While the Hashemi-Rafsanjani presidency in the 1990s had a number of notable achievements, including economic reforms which opened up the Iranian economy relative to the war years and heavily invested in infrastructure, Hashemi-Rafsanjani and the Pragmatists had a limited social base and were not able to see their project to fruition in the long-run.
In 1997, the Reform movement, which had been developing during Hashemi-Rafsajani’s second term, came to power with a spectacular victory in that year’s presidential election. In the next eight years, the Reformists would also briefly take the city and village councils and the Majlis (Iran’s legislature). They quickly went on the offensive against Hashemi-Rafsanjani and the Pragmatists despite having come to power with their support.
In the 1999 parliamentary elections the anti-Pragmatist message of the Reformists seriously hurt Hashemi-Rafsanjani and led him to bow out from the election in the final stages. The distrust once again reared its head in the 2005 presidential election, where the Pragmatists and Reformists ran rival candidates and, by splitting the vote, enabled the election of Principalist president Mahmoud Ahmadinejad. Ultimately, it appears that the Reformist strategy of emphasizing political reform was, in isolation, also not fully successful. Indeed, it may be that both sides were wrong to separate economic and political reform. Hajjarian’s interview gives the sense that their reform projects would have had a higher chance of succeeding had these two factions joined forces.

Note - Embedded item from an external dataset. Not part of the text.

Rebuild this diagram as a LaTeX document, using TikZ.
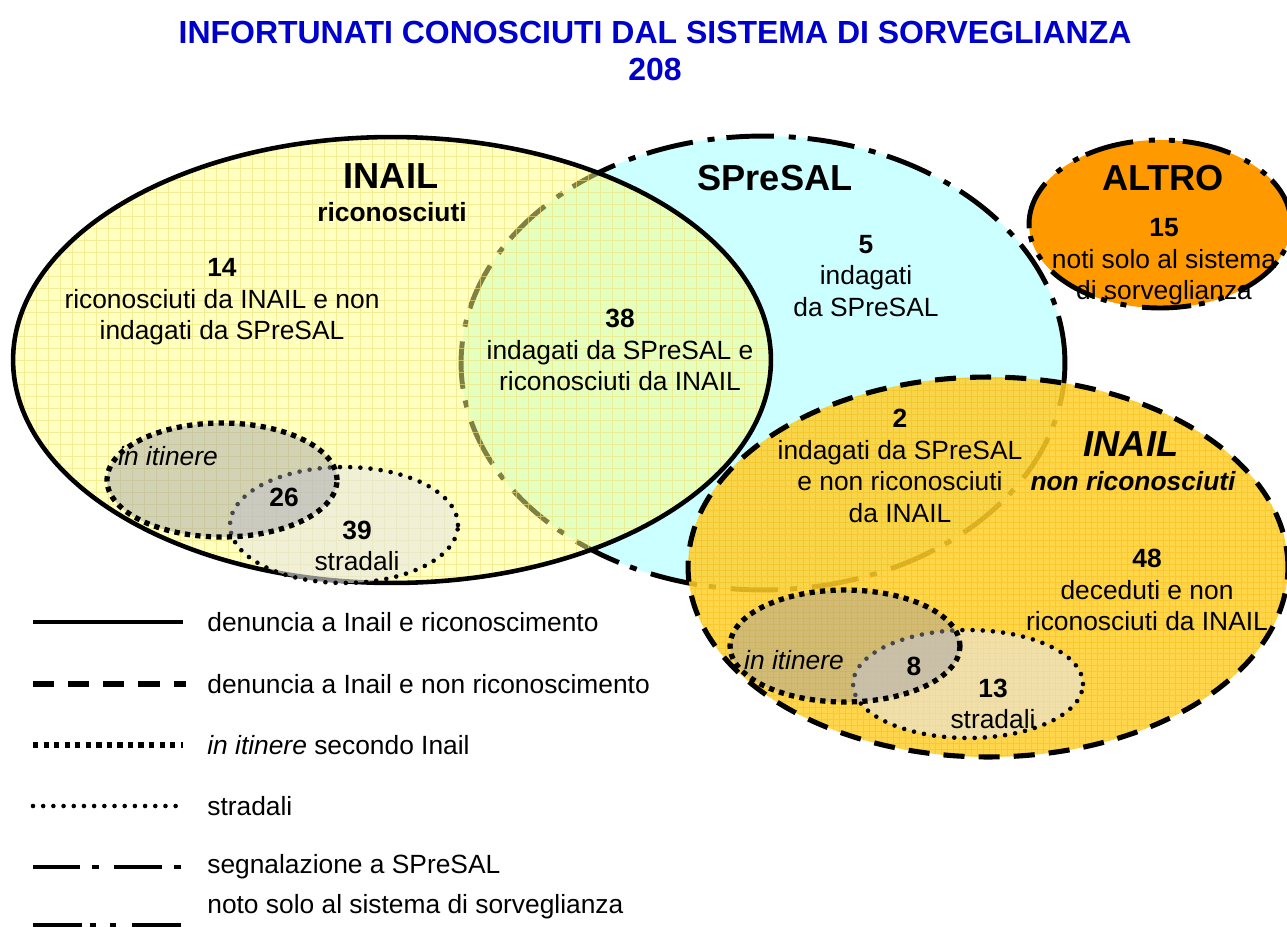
\documentclass[tikz,border=0pt]{standalone}
\usepackage{fontspec}
\setmainfont{Liberation Sans}
\definecolor{cyanfill}{HTML}{CCFFFF}
\definecolor{inailfill}{HTML}{FFFF80}
\definecolor{goldfill}{HTML}{FFCE2D}
\definecolor{altrofill}{HTML}{FF9900}
\definecolor{titleblue}{HTML}{0000CC}
\definecolor{itinfill}{HTML}{9C9CA8}
\definecolor{stradfill}{HTML}{E6E6E6}
\definecolor{gridgold}{HTML}{F2B800}
\definecolor{gridpale}{HTML}{EDE27A}
\begin{document}
\begin{tikzpicture}[x=0.02cm,y=-0.02cm,
  txt/.style={font=\fontsize{15}{18}\selectfont, align=center, inner sep=0pt},
  bigl/.style={font=\fontsize{20.6}{24}\selectfont\bfseries, inner sep=0pt},
  ttl/.style={font=\fontsize{18.2}{21}\selectfont\bfseries, text=titleblue, align=center, inner sep=0pt},
  legtxt/.style={font=\fontsize{15}{18}\selectfont, anchor=west, inner sep=0pt},
  solidln/.style={line width=2.6pt},
  dashln/.style={line width=2.9pt, dash pattern=on 12pt off 8pt},
  dashdotln/.style={line width=2.8pt, dash pattern=on 27pt off 6.8pt on 4pt off 8.5pt},
  dashdotdotln/.style={line width=2.8pt, dash pattern=on 28pt off 4.5pt on 3.4pt off 8pt on 3.4pt off 9pt},
  itinln/.style={line width=3pt, dash pattern=on 3pt off 3pt},
  stradln/.style={line width=2.6pt, line cap=round, dash pattern=on 0pt off 5.8pt}]
\useasboundingbox (0,0) rectangle (1287,926);
\fill[white] (0,0) rectangle (1287,926);

% SPreSAL
\path[fill=cyanfill] (763,363) ellipse [x radius=6.04cm, y radius=4.54cm];
\draw[dashdotln] (763,363) ellipse [x radius=6.04cm, y radius=4.54cm];

% INAIL riconosciuti
\path[fill=inailfill, fill opacity=0.5] (392,360) ellipse [x radius=7.58cm, y radius=4.46cm];
\begin{scope}
  \clip (392,360) ellipse [x radius=7.58cm, y radius=4.46cm];
  \draw[gridpale, line width=0.35pt, opacity=0.6] (0,120) grid[step=0.24cm] (780,600);
\end{scope}
\draw[solidln] (392,360) ellipse [x radius=7.58cm, y radius=4.46cm];

% ALTRO
\path[fill=altrofill] (1160,224) ellipse [x radius=2.62cm, y radius=1.68cm];
\draw[dashdotdotln] (1160,224) ellipse [x radius=2.62cm, y radius=1.68cm];

% INAIL non riconosciuti
\path[fill=goldfill, fill opacity=0.85] (988,567) ellipse [x radius=6cm, y radius=3.8cm];
\begin{scope}
  \clip (988,567) ellipse [x radius=6cm, y radius=3.8cm];
  \draw[gridgold, line width=0.4pt, opacity=0.4] (680,370) grid[step=0.12cm] (1295,765);
\end{scope}
\draw[dashln] (988,567) ellipse [x radius=6cm, y radius=3.8cm];

% small ellipses left
\path[fill=stradfill, fill opacity=0.6] (344,525) ellipse [x radius=2.28cm, y radius=1.16cm];
\draw[stradln] (344,525) ellipse [x radius=2.28cm, y radius=1.16cm];
\path[fill=itinfill, fill opacity=0.45] (222,480) ellipse [x radius=2.3cm, y radius=1.14cm];
\draw[itinln] (222,480) ellipse [x radius=2.3cm, y radius=1.14cm];

% small ellipses right
\path[fill=stradfill, fill opacity=0.6] (968,684) ellipse [x radius=2.3cm, y radius=1.08cm];
\draw[stradln] (968,684) ellipse [x radius=2.3cm, y radius=1.08cm];
\path[fill=itinfill, fill opacity=0.45] (845,646) ellipse [x radius=2.3cm, y radius=1.12cm];
\draw[itinln] (845,646) ellipse [x radius=2.3cm, y radius=1.12cm];

% title
\node[ttl] (title) at (655,51) {INFORTUNATI CONOSCIUTI DAL SISTEMA DI SORVEGLIANZA\\208};

% labels
\node[bigl] (inail) at (391,176) {INAIL};
\node[txt, font=\fontsize{15}{18}\selectfont\bfseries] (ric) at (392,212) {riconosciuti};
\node[bigl] (spresal) at (775,178) {SPreSAL};
\node[bigl] (altro) at (1163,178) {ALTRO};
\node[bigl, font=\fontsize{20.6}{24}\selectfont\bfseries\itshape] (inailnr) at (1131,444) {INAIL};
\node[txt, font=\fontsize{15}{18}\selectfont\bfseries\itshape] (nonric) at (1133,481) {non riconosciuti};

\node[txt] (g14) at (222,302) {\textbf{14}\\riconosciuti da INAIL e non\\indagati da SPreSAL};
\node[txt] (g38) at (620,350) {\textbf{38}\\indagati da SPreSAL e\\riconosciuti da INAIL};
\node[txt] (g5) at (866,276) {\textbf{5}\\indagati\\da SPreSAL};
\node[txt] (g15) at (1164,262) {\textbf{15}\\noti solo al sistema\\di sorveglianza};
\node[txt] (g2) at (900,466) {\textbf{2}\\indagati da SPreSAL\\e non riconosciuti\\da INAIL};
\node[txt] (g48) at (1147,590) {\textbf{48}\\deceduti e non\\riconosciuti da INAIL};

\node[txt, font=\fontsize{15}{18}\selectfont\itshape] (itL) at (168,456) {in itinere};
\node[txt, font=\fontsize{15}{18}\selectfont\bfseries] (n26) at (284,497) {26};
\node[txt] (g39) at (357,546) {\textbf{39}\\stradali};
\node[txt, font=\fontsize{15}{18}\selectfont\itshape] (itR) at (794,660) {in itinere};
\node[txt, font=\fontsize{15}{18}\selectfont\bfseries] (n8) at (914,666) {8};
\node[txt] (g13) at (993,704) {\textbf{13}\\stradali};

% legend
\coordinate (l1a) at (33,622); \coordinate (l1b) at (183,622);
\coordinate (l2a) at (33,684); \coordinate (l2b) at (186,684);
\coordinate (l3a) at (33,745); \coordinate (l3b) at (183,745);
\coordinate (l4a) at (33,806); \coordinate (l4b) at (183,806);
\coordinate (l5a) at (33,867); \coordinate (l5b) at (183,867);
\coordinate (l6a) at (33,925); \coordinate (l6b) at (183,925);
\draw[solidln] (l1a) -- (l1b);
\draw[dashln] (l2a) -- (l2b);
\draw[itinln] (l3a) -- (l3b);
\draw[stradln] (l4a) -- (l4b);
\draw[dashdotln] (l5a) -- (l5b);
\draw[dashdotdotln] (l6a) -- (l6b);
\node[legtxt] (t1) at (207,622) {denuncia a Inail e riconoscimento};
\node[legtxt] (t2) at (207,684) {denuncia a Inail e non riconoscimento};
\node[legtxt] (t3) at (207,745) {\textit{in itinere} secondo Inail};
\node[legtxt] (t4) at (207,806) {stradali};
\node[legtxt] (t5) at (207,867) {segnalazione a SPreSAL};
\node[legtxt] (t6) at (207,907) {noto solo al sistema di sorveglianza};
\end{tikzpicture}
\end{document}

Yet it is not surprising that they were at odds between 1989 to 2005. In this period, there were few others on Iran’s political stage. It is only since 2005 that the Islamic Revolutionary Guard Corps (IRGC) and hardline Principalist faction have risen to dominate the country. Since these new threats have arisen, Pragmatists and Reformists have begun to cooperate more. The 2009-2010 Green Movement demonstrations would not have been possible without the cooperation of these two political forces. It will be very interesting to see if they once again form a common front for the upcoming 2013 presidential election. If history is any indicator, the continuation of the divide between Pragmatists and Reformists will once again lead to their failure in Iran’s unforgiving politics.